* **Dataset extract**:
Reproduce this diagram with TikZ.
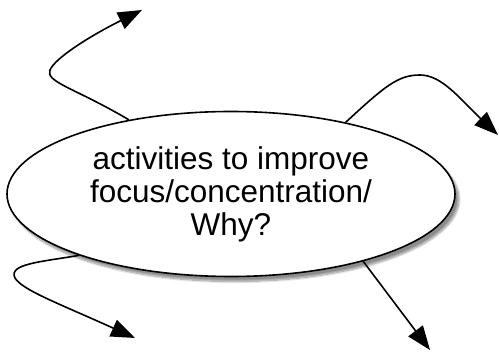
\documentclass[tikz,border=0pt]{standalone}
\usepackage{fontspec}
\setmainfont{Liberation Sans}
\usetikzlibrary{arrows.meta,shapes.geometric,shadows.blur}

\tikzset{
    idea/.style = {ellipse, draw, line width=1.6pt, fill=white,
        minimum width=448pt, minimum height=165pt, inner sep=0pt,
        align=center, font=\fontsize{31.5}{33}\selectfont,
        blur shadow={shadow xshift=4pt, shadow yshift=-5pt,
            shadow blur steps=10, shadow opacity=45}},
    branch/.style = {line width=1.6pt, -{Triangle[length=24pt,width=18pt]}}
}

\begin{document}
\begin{tikzpicture}[x=1pt,y=1pt]
    \useasboundingbox (0,0) rectangle (499,354);

    \node [idea] (focus) at (231,160) {activities to improve\\focus/concentration/\\Why?};

    \coordinate (tlbend) at (50,284);
    \coordinate (tltip) at (142,344);
    \coordinate (trpeak) at (420,279);
    \coordinate (trtip) at (498,219);
    \coordinate (blbend) at (15,76);
    \coordinate (bltip) at (135,16);
    \coordinate (brtip) at (430,4);

    \draw [branch] (focus.144) .. controls (75,266) and (45,272) .. (tlbend)
        .. controls (55,296) and (90,318) .. (tltip);
    \draw [branch] (focus.32) .. controls (385,268) and (398,279) .. (trpeak)
        .. controls (442,279) and (460,255) .. (trtip);
    \draw [branch] (focus.202) .. controls (40,92) and (8,90) .. (blbend)
        .. controls (22,64) and (60,50) .. (bltip);
    \draw [branch] (focus.333) -- (brtip);
\end{tikzpicture}
\end{document}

* **What the task requires**:
Give all the lines above again, character for character, without pictures.

* **Answer to the task**:
Reproduce this diagram with TikZ.
\documentclass[tikz,border=0pt]{standalone}
\usepackage{fontspec}
\setmainfont{Liberation Sans}
\usetikzlibrary{arrows.meta,shapes.geometric,shadows.blur}

\tikzset{
    idea/.style = {ellipse, draw, line width=1.6pt, fill=white,
        minimum width=448pt, minimum height=165pt, inner sep=0pt,
        align=center, font=\fontsize{31.5}{33}\selectfont,
        blur shadow={shadow xshift=4pt, shadow yshift=-5pt,
            shadow blur steps=10, shadow opacity=45}},
    branch/.style = {line width=1.6pt, -{Triangle[length=24pt,width=18pt]}}
}

\begin{document}
\begin{tikzpicture}[x=1pt,y=1pt]
    \useasboundingbox (0,0) rectangle (499,354);

    \node [idea] (focus) at (231,160) {activities to improve\\focus/concentration/\\Why?};

    \coordinate (tlbend) at (50,284);
    \coordinate (tltip) at (142,344);
    \coordinate (trpeak) at (420,279);
    \coordinate (trtip) at (498,219);
    \coordinate (blbend) at (15,76);
    \coordinate (bltip) at (135,16);
    \coordinate (brtip) at (430,4);

    \draw [branch] (focus.144) .. controls (75,266) and (45,272) .. (tlbend)
        .. controls (55,296) and (90,318) .. (tltip);
    \draw [branch] (focus.32) .. controls (385,268) and (398,279) .. (trpeak)
        .. controls (442,279) and (460,255) .. (trtip);
    \draw [branch] (focus.202) .. controls (40,92) and (8,90) .. (blbend)
        .. controls (22,64) and (60,50) .. (bltip);
    \draw [branch] (focus.333) -- (brtip);
\end{tikzpicture}
\end{document}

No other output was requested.